The massive civil disobedience campaign currently gripping Hong Kong is the largest show of resistance against the Chinese Communist Party (CCP) since 1989. 25 years ago, tanks rolled into Beijing, killing hundreds — some say thousands — of unarmed pro-democracy protestors occupying Tiananmen Square, the historic and symbolic heart of China. The human cost of the Tiananmen Massacre has had incalculable negative consequences on Chinese society that continue today. If it were not for Hong Kong’s status as a global city, or for the attention of international media, many believe that the Chinese army would have already moved in. That certainly would have been the case if Hong Kong were an isolated region, such as Tibet or Inner Mongolia, where foreign journalists, like the most of China, are banned.
Hong Kong, a former British colony that enjoys protected rights such as free speech and religious freedom, unique from the rest China, was promised the ability to elect its own leader as part of its “handover” in 1997. With a free press, a strong sense of law and free flowing capital, Hong Kong has been an incredibly successful experiment in neoliberalism. However, in the span of a year, a notoriously apolitical city has suddenly become political. This culminated last Sunday with the start of an unprecedented civil disobedience movement that is currently shutting down large swathes of the city until it is given true democracy. Its scale and direct confrontation with the CCP is historic.
The Umbrella Revolution — named after the now ubiquitous umbrellas used by protestors to defend themselves against tear gas and pepper spray — quickly became a popular movement just weeks after the CCP confirmed it would not be giving Hong Kong real democracy in 2017. The organizers, Christians (including a Catholic Cardinal) who now share a celebrated lineage of Christian civil disobedience leaders, had long threatened to bring the city to a standstill after all moderate avenues of discussion and compromise were ignored by the CCP. This movement was not created in a vacuum, but instead borrows from a rich and continuously growing tradition of peaceful civil disobedience around the world. Non-violent civil disobedience has proved itself successful in tackling seemingly insurmountable injustices with MLK, Gandhi and Mandela. It is also a tradition that is continuously maturing. Protestors in Hong Kong have learned to treat pepper spray with milk from protestors in Gaza and Palestine. They have adopted the powerful symbol of raising one’s arms while engaging riot police from Ferguson, Missouri. In a year where separatist movements in Ukraine and Syria have used terrible violence for their own gain, non-violence is once again demonstratively more apt for a civilized and educated world.

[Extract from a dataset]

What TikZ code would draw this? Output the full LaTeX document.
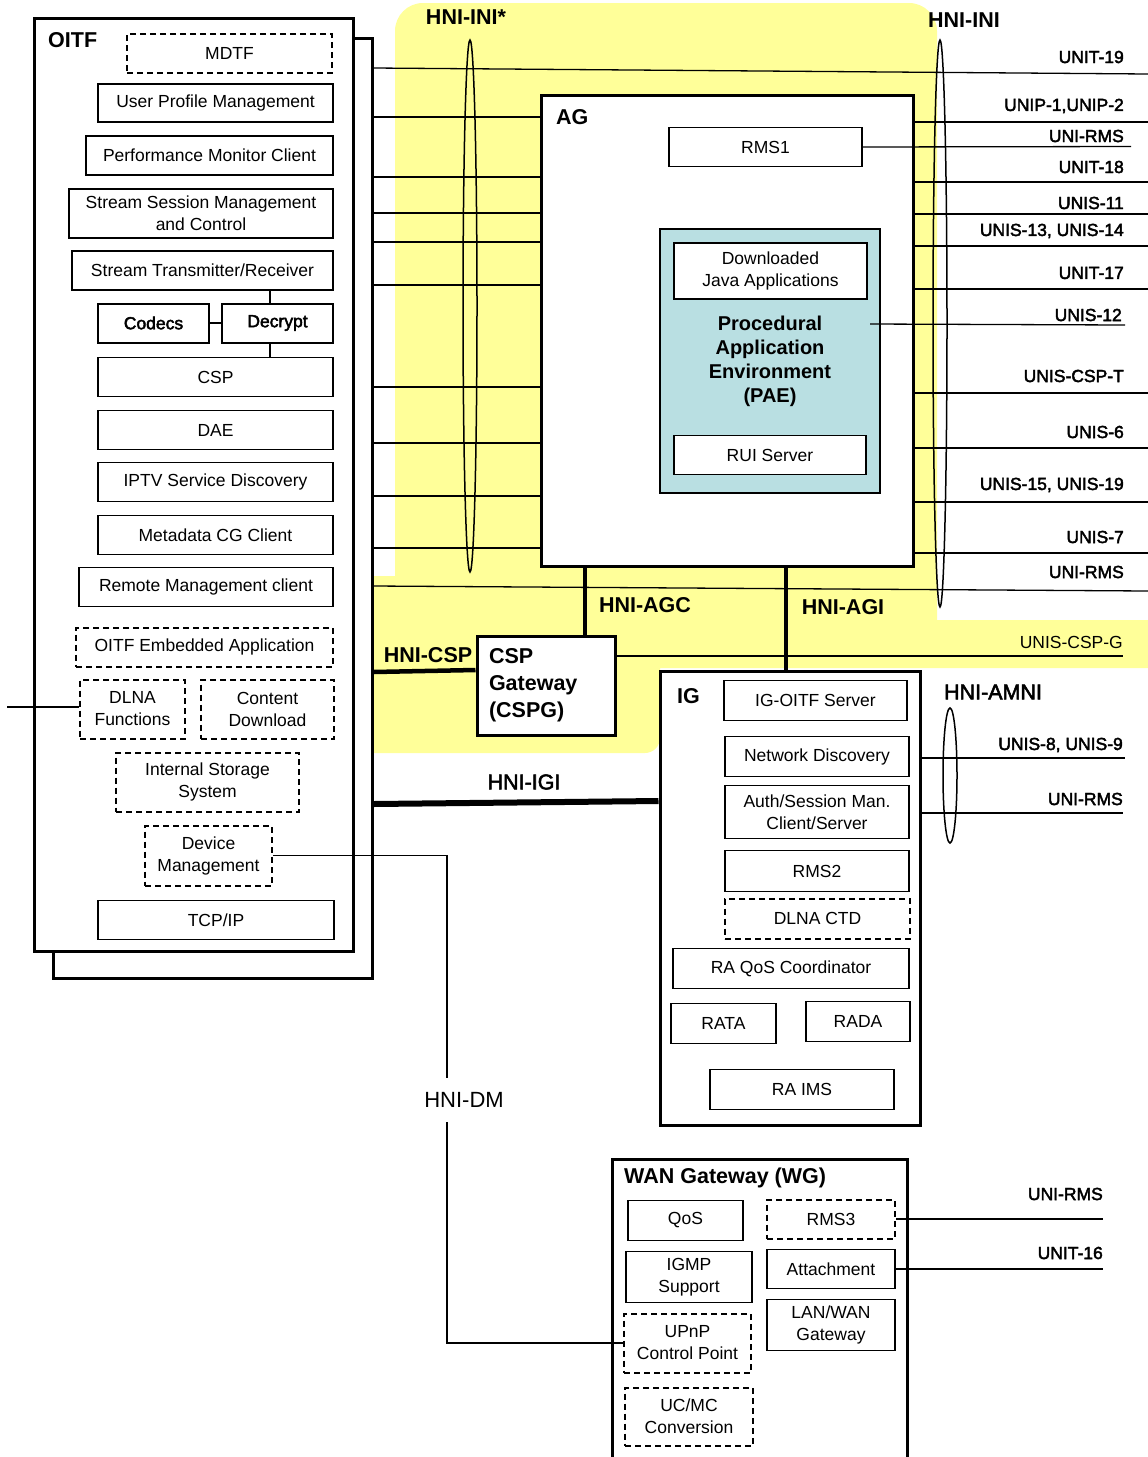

The Umbrella Revolution is not an isolated reaction only spurred by the CCP’s refusal to give Hong Kongers the democracy they promised. It is a David versus Goliath moment responding to years of increasing injustice. In the past seventeen years of Chinese rule, Hong Kongers have seen their freedoms and unique way of life helplessly eroded. Hong Kong’s semi-autonomous government is no longer made out of people chosen for their ability, but simply on their adherence to the Communist Party. A small, vested elite holds responsibility over the biggest economic inequality gap in the world and for driving up property prices to unattainable heights. Hong Kong’s once-celebrated freedom of press has plummeted in the past year, with newspapers rife with self-censorship and intimidation. The societal cost has been extreme, and until the Umbrella Revolution started on a Sunday morning, hope for the city’s future society had been reduced to almost nothing with one in five citizens considering emigrating. The vast majority Hong Kongers are people whose great-grandparents had fled from the terrors of Communist China: Hong Kongers are afraid that these terrors are now coming to them.
However, peaceful civil disobedience has suddenly given Hong Kongers an unexpected new hope. Through sheer numbers, — reportedly in the hundreds of thousands — and a persistent dedication to non-violence, Hong Kong’s citizens have discovered a surprising leverage against the world’s most powerful political party without the use of deceit or blood.
With the city — a global financial hub — essentially shut down with a great cost to their economy, China is now faced with two very uneasy choices. They can fulfill their legal promise of democracy to Hong Kongers, inevitably ushering China into an era of reform and greater freedoms. With many speculating China’s economy to overtake America’s in the next decade and one in seven people Chinese, the positive ramifications of a Chinese social renaissance could very well affect billions of lives. Or they could squander this rare opportunity and face the repercussions of another violent crackdown for another 25 years.